Section 74 of the Restatement of the Law of Restitution, comment H, also supports such a determination. This section provides:

h. Restitution from attorney or agent of judgment creditor. An attorney or other agent of the judgment creditor who receives payment from the judgment debtor or who receives the proceeds of sale of the debtor’s things and who pays it to the judgment creditor before reversal is not liable if the judgment was vahd before reversal and if he had no knowledge of any fraud used in securing it. Under the same conditions he is under no duty to repay money which he received on account of the judgment creditor and which he retains as payment for services or for a debt owed by the judgment creditor to him (see Illustration 20) since he received the money as a bona fide purchaser. On the other hand, the attorney of the judgment creditor who conducted the proceedings is not entitled to retain property which he purchased on execution sale under the judgment subsequently reversed (see Illustration 21). For this purpose he is in the position of the judgment creditor. If the judgment reversed was void (see § 73) and he directed the sale of the debtor’s property, or if he knew that the judgment was obtained by fraud, he was a participant in a tort and cannot retain the proceeds of a sale or escape liability for having dealt with the debtor’s things.

Comment H, Illustration 20, further provides:

20. A obtains a valid judgment against B for $3000. B pays the amount of the judgment to C, A’s attorney.

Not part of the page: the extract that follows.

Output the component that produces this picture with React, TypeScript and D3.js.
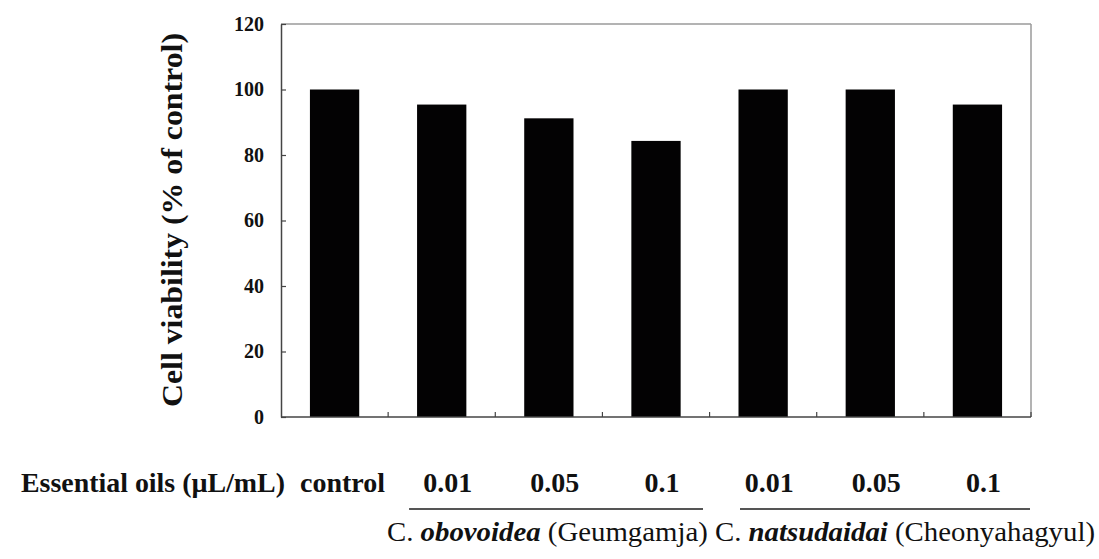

At A’s direction C expends $1000 to satisfy A’s creditors and retains $2000 as compensation for his services in this suit and in previous ones. Upon reversal of the judgment, B is not entitled to restitution from C.

The trial court appropriately summed up the application of Comment H and Illustration 20 to the facts at bar by noting:

Following the jury verdict of $2,498,000.00 and with numerous issues pending, including entitlement to statutory attorney’s fees, taxable costs, a bad faith action with the prospect of punitive damages, and after surveillance had begun, and the malpractice case settled for $2.25 million, Grossman and Roth, P.A. then recovered costs expended on behalf of the Lenahans which the Lenahans were legally obligated to pay. Grossman and Roth, P.A. were then paid compensation for their services in this suit. Upon reversal of the judgment, FPIC is not entitled to restitution from Grossman and Roth, P.A.

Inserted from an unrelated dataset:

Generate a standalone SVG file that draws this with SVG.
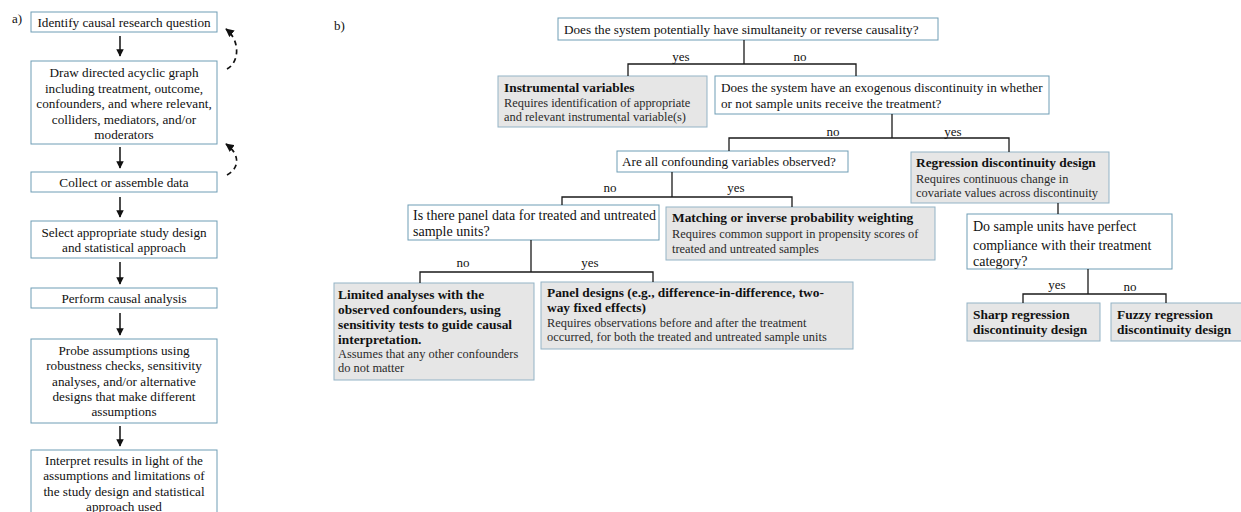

We endorse the trial court’s determination that Grossman and Roth, P.A., as an innocent third party creditor, recovered a judgment to which it was legally entitled. We also agree with the trial court’s conclusion that the contingency which gave rise to the Lenahans’ debt to Grossman and Roth, P.A. occurred when the settlement was negotiated, and none of the subsequent proceedings can affect the original $2,250,000 settlement voluntarily entered into between the Lena-hans, Dr. Martin and FPIC.

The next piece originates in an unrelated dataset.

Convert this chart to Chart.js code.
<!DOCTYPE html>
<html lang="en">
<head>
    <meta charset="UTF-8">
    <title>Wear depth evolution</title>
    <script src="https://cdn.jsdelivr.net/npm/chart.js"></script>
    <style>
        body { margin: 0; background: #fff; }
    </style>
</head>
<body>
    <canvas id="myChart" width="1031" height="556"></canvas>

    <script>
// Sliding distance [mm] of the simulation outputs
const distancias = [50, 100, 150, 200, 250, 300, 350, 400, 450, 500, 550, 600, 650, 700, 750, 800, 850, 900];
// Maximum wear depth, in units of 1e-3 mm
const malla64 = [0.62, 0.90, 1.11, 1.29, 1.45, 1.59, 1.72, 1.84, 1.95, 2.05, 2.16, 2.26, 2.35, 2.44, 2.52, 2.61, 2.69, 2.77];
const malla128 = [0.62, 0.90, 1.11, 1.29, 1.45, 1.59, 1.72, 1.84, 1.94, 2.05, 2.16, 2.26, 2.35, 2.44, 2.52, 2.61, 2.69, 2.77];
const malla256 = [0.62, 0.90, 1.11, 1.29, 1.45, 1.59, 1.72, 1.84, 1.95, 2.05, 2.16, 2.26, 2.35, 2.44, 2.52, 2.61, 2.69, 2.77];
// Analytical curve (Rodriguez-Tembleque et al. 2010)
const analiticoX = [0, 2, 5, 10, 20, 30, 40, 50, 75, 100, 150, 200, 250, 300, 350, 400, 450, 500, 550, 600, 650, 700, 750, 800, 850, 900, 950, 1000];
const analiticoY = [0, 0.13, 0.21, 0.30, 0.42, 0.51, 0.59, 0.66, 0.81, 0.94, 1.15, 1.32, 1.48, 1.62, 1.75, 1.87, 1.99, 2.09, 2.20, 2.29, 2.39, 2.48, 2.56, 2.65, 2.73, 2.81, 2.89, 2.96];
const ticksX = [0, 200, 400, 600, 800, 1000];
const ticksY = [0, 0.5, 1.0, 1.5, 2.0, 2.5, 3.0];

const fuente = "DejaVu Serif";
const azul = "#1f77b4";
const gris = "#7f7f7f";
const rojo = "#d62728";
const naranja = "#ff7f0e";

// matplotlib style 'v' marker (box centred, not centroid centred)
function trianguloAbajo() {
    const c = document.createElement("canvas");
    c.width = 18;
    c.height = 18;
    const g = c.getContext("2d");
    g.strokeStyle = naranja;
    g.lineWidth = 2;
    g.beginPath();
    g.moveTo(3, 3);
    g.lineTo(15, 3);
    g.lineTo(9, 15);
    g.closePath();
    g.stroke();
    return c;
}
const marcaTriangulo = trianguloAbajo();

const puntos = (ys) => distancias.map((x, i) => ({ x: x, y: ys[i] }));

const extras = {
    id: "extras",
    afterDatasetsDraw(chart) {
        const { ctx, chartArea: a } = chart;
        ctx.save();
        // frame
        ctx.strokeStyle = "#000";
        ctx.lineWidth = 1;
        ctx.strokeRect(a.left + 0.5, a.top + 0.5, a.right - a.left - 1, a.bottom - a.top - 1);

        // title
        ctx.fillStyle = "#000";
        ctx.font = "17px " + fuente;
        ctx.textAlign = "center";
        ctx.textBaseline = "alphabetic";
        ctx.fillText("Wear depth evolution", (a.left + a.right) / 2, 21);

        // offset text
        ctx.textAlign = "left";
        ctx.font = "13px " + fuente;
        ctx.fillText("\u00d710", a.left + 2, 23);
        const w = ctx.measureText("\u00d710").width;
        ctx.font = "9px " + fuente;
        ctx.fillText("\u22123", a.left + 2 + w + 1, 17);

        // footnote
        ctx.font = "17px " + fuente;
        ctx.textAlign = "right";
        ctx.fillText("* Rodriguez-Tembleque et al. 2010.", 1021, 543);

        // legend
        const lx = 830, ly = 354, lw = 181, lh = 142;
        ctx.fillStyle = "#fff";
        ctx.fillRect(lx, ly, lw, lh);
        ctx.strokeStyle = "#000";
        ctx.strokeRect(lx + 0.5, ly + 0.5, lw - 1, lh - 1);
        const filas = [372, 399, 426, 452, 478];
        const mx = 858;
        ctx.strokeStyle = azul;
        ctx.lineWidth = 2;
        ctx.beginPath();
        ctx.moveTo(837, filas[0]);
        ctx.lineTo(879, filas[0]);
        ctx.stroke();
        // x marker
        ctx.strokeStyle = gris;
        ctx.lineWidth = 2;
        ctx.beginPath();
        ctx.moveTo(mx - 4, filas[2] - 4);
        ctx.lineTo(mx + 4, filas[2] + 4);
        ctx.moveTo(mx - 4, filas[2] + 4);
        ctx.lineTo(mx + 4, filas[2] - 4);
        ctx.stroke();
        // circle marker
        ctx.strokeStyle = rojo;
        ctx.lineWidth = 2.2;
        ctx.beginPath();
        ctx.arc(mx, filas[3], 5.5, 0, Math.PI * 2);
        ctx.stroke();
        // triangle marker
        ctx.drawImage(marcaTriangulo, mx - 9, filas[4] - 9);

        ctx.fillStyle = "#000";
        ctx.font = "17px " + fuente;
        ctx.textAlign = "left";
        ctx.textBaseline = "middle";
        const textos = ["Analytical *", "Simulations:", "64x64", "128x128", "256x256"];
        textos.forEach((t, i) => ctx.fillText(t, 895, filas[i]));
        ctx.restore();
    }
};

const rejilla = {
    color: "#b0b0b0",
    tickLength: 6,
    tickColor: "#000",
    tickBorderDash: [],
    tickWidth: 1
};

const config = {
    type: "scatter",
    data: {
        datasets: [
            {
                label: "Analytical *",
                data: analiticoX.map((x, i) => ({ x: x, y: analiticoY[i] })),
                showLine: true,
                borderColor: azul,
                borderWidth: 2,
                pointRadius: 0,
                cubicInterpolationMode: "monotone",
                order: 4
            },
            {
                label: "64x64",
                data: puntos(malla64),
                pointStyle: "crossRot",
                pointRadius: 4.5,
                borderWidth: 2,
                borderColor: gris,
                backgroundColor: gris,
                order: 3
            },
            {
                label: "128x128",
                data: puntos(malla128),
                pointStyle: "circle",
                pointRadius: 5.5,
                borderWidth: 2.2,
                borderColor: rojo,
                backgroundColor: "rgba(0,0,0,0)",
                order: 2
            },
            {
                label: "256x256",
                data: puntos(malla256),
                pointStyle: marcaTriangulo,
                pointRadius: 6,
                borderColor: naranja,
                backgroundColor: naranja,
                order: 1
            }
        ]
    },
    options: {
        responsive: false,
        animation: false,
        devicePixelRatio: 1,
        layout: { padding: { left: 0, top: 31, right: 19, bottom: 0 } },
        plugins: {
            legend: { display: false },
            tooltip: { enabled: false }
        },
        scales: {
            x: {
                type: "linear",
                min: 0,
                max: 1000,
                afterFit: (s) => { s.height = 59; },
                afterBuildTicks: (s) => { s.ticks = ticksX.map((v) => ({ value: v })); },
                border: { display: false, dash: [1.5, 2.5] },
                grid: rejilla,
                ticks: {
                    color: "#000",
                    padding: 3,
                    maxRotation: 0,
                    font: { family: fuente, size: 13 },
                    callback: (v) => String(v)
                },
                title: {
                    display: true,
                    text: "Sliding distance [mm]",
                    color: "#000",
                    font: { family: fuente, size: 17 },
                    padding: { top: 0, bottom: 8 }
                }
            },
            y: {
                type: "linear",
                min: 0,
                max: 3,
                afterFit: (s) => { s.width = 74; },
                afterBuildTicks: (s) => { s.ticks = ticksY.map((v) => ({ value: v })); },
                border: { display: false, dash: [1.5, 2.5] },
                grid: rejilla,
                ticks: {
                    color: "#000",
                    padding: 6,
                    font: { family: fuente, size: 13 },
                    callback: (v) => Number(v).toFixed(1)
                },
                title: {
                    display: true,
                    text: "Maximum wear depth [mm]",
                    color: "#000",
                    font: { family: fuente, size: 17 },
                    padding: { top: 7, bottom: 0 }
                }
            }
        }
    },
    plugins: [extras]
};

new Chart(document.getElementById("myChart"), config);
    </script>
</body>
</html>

Although we are not unsympathetic to Dr. Martin and FPIC, as they obviously are victims of the fraud perpetrated by the Lena-hans, they independently chose to settle with the Lenahans for less than half the full amount paid to the Lenahans and agreed to vacate the judgment. Further, Grossman and Roth, P.A. was not a participant in these settlement negotiations. Because Dr. Martin and FPIC chose not to proceed against the Lenahans for the full amount they received in the settlement, we do not believe Gross-man and Roth should be responsible for this loss. Accordingly, we affirm the judgment of the trial court denying Dr. Martin and FPIC’s claim for restitution.

DELL, C.J., and GLICKSTEIN, J„ concur.